Agnes is the narrator of the book and the instigator of the violence that the group descends into. We don't learn much about her considering that she is the narrator, except that she is best friends with Ursula-Marie and that she wishes her mother would let her dye her hair blue. She also wishes that she could wear all black, but her wardrobe goals are sabotaged by her mom (again) who insists that she wears color. Agnes is ready to be a gothic, gloomy teen but her parents are not ready to let her be one. Agnes is already unable to think for herself at home and she shows the same tendency at school to be led along by everyone else because she is only just finding out what her "self" actually is.

Agnes seems to hugely enjoy mob rule particularly since she is the representative of most of the class and she definitely has the capacity to be a school bully (although not the leader of the bullies, more of a tag-along). .The entire Heap degenerates because Agnes does not want to play the game; she doesn't want to give up her new sandals.
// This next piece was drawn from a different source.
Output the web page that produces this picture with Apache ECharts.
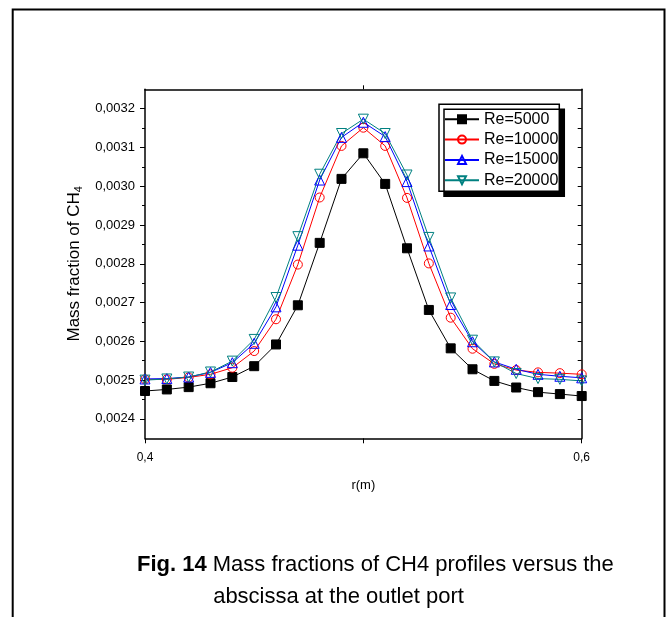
<!DOCTYPE html>
<html>
<head>
<meta charset="utf-8">
<script src="https://cdn.jsdelivr.net/npm/echarts@6/dist/echarts.min.js"></script>
<style>
html,body{margin:0;padding:0;background:#fff;}
#chart{width:671px;height:617px;}
</style>
</head>
<body>
<div id="chart"></div>
<script>
// ---- data ----
const rValues = [0.40,0.41,0.42,0.43,0.44,0.45,0.46,0.47,0.48,0.49,0.50,0.51,0.52,0.53,0.54,0.55,0.56,0.57,0.58,0.59,0.60];
const re5000  = [0.002472,0.002476,0.002482,0.002492,0.002508,0.002536,0.002592,0.002693,0.002854,0.003019,0.003085,0.003006,0.002840,0.002681,0.002582,0.002528,0.002498,0.002481,0.002469,0.002464,0.002459];
const re10000 = [0.002502,0.002502,0.002507,0.002515,0.002532,0.002575,0.002657,0.002798,0.002971,0.003104,0.003151,0.003104,0.002970,0.002801,0.002661,0.002581,0.002542,0.002526,0.002520,0.002518,0.002515];
const re15000 = [0.002503,0.002504,0.002508,0.002520,0.002545,0.002595,0.002689,0.002848,0.003016,0.003126,0.003165,0.003128,0.003012,0.002846,0.002695,0.002599,0.002547,0.002528,0.002515,0.002510,0.002506];
const re20000 = [0.002500,0.002503,0.002508,0.002521,0.002549,0.002605,0.002713,0.002870,0.003031,0.003136,0.003173,0.003136,0.003029,0.002868,0.002712,0.002603,0.002547,0.002517,0.002504,0.002502,0.002498];
const seriesNames = ['Re=5000','Re=10000','Re=15000','Re=20000'];
const yMajorTicks = [0.0024,0.0025,0.0026,0.0027,0.0028,0.0029,0.0030,0.0031,0.0032];
const yMinorTicks = [0.00245,0.00255,0.00265,0.00275,0.00285,0.00295,0.00305,0.00315];
const xTicks = [0.4,0.5,0.6];
const xLabelTicks = [0.4,0.6];
const yTitle = 'Mass fraction of CH';
const xTitle = 'r(m)';
const captionBold = 'Fig. 14';
const captionLine1 = ' Mass fractions of CH4 profiles versus the';
const captionLine2 = 'abscissa at the outlet port';

const FONT = 'Liberation Sans, Arial, sans-serif';
const chart = echarts.init(document.getElementById('chart'), null, {renderer:'canvas'});

function pairs(ys){ return rValues.map((x,i)=>[x, ys[i]]); }
const comma = (v,d)=>v.toFixed(d).replace('.',',');
const invTri = 'path://M0,0L10,0L5,8.66Z';

function mkSeries(name, data, color, symbol, size, filled){
  return {
    name, type:'line', data: pairs(data),
    symbol, symbolSize: size,
    lineStyle:{color, width:1},
    itemStyle:{color: filled ? color : 'rgba(255,255,255,0)', borderColor: color, borderWidth:1},
    emphasis:{disabled:true},
    z: 3
  };
}

const option = {
  animation:false,
  backgroundColor:'#fff',
  textStyle:{fontFamily:FONT},
  grid:{left:145, top:89.3, right:89.3, bottom:178.7, containLabel:false},
  legend:{
    left:439, top:104.3, orient:'vertical',
    padding:[7,1,3,5],
    itemWidth:34, itemHeight:10, itemGap:4.3,
    backgroundColor:'#fff', borderColor:'#000', borderWidth:1.5, borderRadius:0,
    shadowColor:'#000', shadowOffsetX:5, shadowOffsetY:5, shadowBlur:0,
    textStyle:{fontSize:16, color:'#000', fontFamily:FONT, lineHeight:16},
    data: seriesNames
  },
  xAxis:[
    {type:'value', position:'bottom', min:0.4, max:0.6,
     axisLine:{show:true, lineStyle:{color:'#000', width:1.5}},
     axisTick:{show:true, inside:false, length:5, customValues:xTicks, lineStyle:{color:'#000', width:1}},
     axisLabel:{show:true, customValues:xLabelTicks, margin:13, fontSize:12, color:'#000', fontFamily:FONT,
       formatter:v=>comma(v,1)},
     splitLine:{show:false},
     name:xTitle, nameLocation:'middle', nameGap:41,
     nameTextStyle:{fontSize:13, color:'#000', fontFamily:FONT}
    },
    {type:'value', position:'top', min:0.4, max:0.6,
     axisLine:{show:true, lineStyle:{color:'#000', width:1.5}},
     axisTick:{show:true, inside:false, length:4, customValues:[0.5], lineStyle:{color:'#000', width:1}},
     axisLabel:{show:false}, splitLine:{show:false}
    }
  ],
  yAxis:[
    {type:'value', position:'left', min:0.00235, max:0.00325,
     axisLine:{show:true, lineStyle:{color:'#000', width:1.5}},
     axisTick:{show:true, inside:false, length:5, customValues:yMajorTicks, lineStyle:{color:'#000', width:1}},
     axisLabel:{show:true, customValues:yMajorTicks, margin:10, fontSize:13, color:'#000', fontFamily:FONT,
       formatter:v=>comma(v,4)},
     splitLine:{show:false},
     name:'{t|'+yTitle+'}{s|4}', nameLocation:'middle', nameGap:61,
     nameTextStyle:{fontSize:17, color:'#000', fontFamily:FONT,
       rich:{t:{fontSize:17, color:'#000', fontFamily:FONT}, s:{fontSize:11, color:'#000', fontFamily:FONT, padding:[8,0,0,0]}}}
    },
    {type:'value', position:'left', min:0.00235, max:0.00325,
     axisLine:{show:false},
     axisTick:{show:true, inside:false, length:3, customValues:yMinorTicks, lineStyle:{color:'#000', width:1}},
     axisLabel:{show:false}, splitLine:{show:false}
    },
    {type:'value', position:'right', min:0.00235, max:0.00325,
     axisLine:{show:true, lineStyle:{color:'#000', width:1.5}},
     axisTick:{show:true, inside:true, length:4, customValues:yMajorTicks.concat(yMinorTicks), lineStyle:{color:'#000', width:1}},
     axisLabel:{show:false}, splitLine:{show:false}
    }
  ],
  series:[
    mkSeries(seriesNames[0], re5000, '#000000', 'rect', 9, true),
    mkSeries(seriesNames[1], re10000, '#ff0000', 'circle', 9, false),
    mkSeries(seriesNames[2], re15000, '#0000ff', 'triangle', 10, false),
    mkSeries(seriesNames[3], re20000, '#008080', invTri, 10, false)
  ],
  graphic:[
    {type:'polyline', z:-1, shape:{points:[[12.7,617],[12.7,9.5],[664.5,9.5],[664.5,617]]},
     style:{stroke:'#000', lineWidth:2, fill:null}},
    {type:'text', left:137, top:554,
     style:{text:'{b|'+captionBold+'}{n|'+captionLine1+'}',
       rich:{b:{fontWeight:'bold', fontSize:22, fontFamily:FONT, fill:'#000'},
             n:{fontSize:22, fontFamily:FONT, fill:'#000'}}}},
    {type:'text', x:338.5, y:597,
     style:{text:captionLine2, fontSize:22, fontFamily:FONT, fill:'#000', align:'center', verticalAlign:'middle'}}
  ]
};
chart.setOption(option);
</script>
</body>
</html>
Agnes stays home the night of Sofie's rape, because she has been told to. She believes strongly that she hasn't participated in the rape and says that the day afterwards, at school, when nobody mentions what has happened to Sofie, the silence is almost worse than when they were actively making trouble. She is incapable of seeing that her silence is consent to the group and that by remaining quiet about the rape she is condoning it and aiding and abetting what has been done to Sofie.

Agnes basically operates from a place of fear; fear of being seen to be different from the group, fear of not fitting in, fear that Pierre Anton is actually right, because she wants things to have meaning. She wants him to be wrong and is frightened that he might not be. She is easily led and would be the type of person who would commit horrible acts and atrocities just to go along with the norm.

Sofie

Sofie is the only clear victim in the novel and one of the few truly authentic characters in it. She agrees to give up her virginity because it means a lot to her, but he doesn't love the boy and is only having sex because her classmates tell her to. Sofie is not the kid who dares to be different. We don't actually know what Sofie looks like, whether she is cute or plain, whether she is the hot girl in the class that all the boys covet. Hans rapes her not because he has a secret crush on her, or because she's the girl every boy wants to be with, but because he is mad at her over forcing him to sacrifice his beloved bicycle to the heap.

Sofie is a girl seeking revenge. She cuts off Jon-Johan's finger because it is the finger he penetrated her with. At least this shows that there is one character left in the book who still feels that things have meaning. She has unraveled quickly and seems to have some kind of post traumatic stress disorder.

Sofie loses her mind at the end of the book, unlike the boys who raped her who seem pretty okay with the fact that they raped her. She knows that she has given up something she can never get back and is unable to deal with this without help.

Dennis

Dennis is the first person to give up something to the Heap. His meaningful possession is his Dungeons and Dragons book.

Gerda

Gerda is the young girl who aggravates Agnes by suggesting she should sacrifice her new shoes to the pile. Agnes wants to be a fashion designer and does not take kindly to this idea. She sacrifices her hamster to the Heap which makes the reader dislike her intensely.

Huge Hans

Huge Hans is a deeply unlikeable character; he is a huge boy as his nickname suggests and purely because he is angry with Sofie for choosing him to give up his neon bike he demands her virginity in return. Any boy who can equate the loss of a bicycle with the loss of a girl's virginity clearly has no moral compass whatsoever.

Jon-Johan

Jon-Johan is one of the boys who stands guard whilst Huge Hans rapes Sofie. Which makes him just as culpable in the rape. He is also believed to have participated by penetrating her with the finger that she later cuts off. He is also the boy who rats on the class and alerts the media to the savagery that is happening at the sawmill.

Lady William

Lady William is actually a boy who is rather effeminate. His nickname is a further demonstration of the cruelty of his classmates.

Ursula-Marie

Ursula-Marie is Agnes' best friend and her fashion crush as well. She is allowed to pick her own clothes and consequently dresses in all black, except for her blue hair which she wears in braids. Her braids are her sacrifice to the Heap.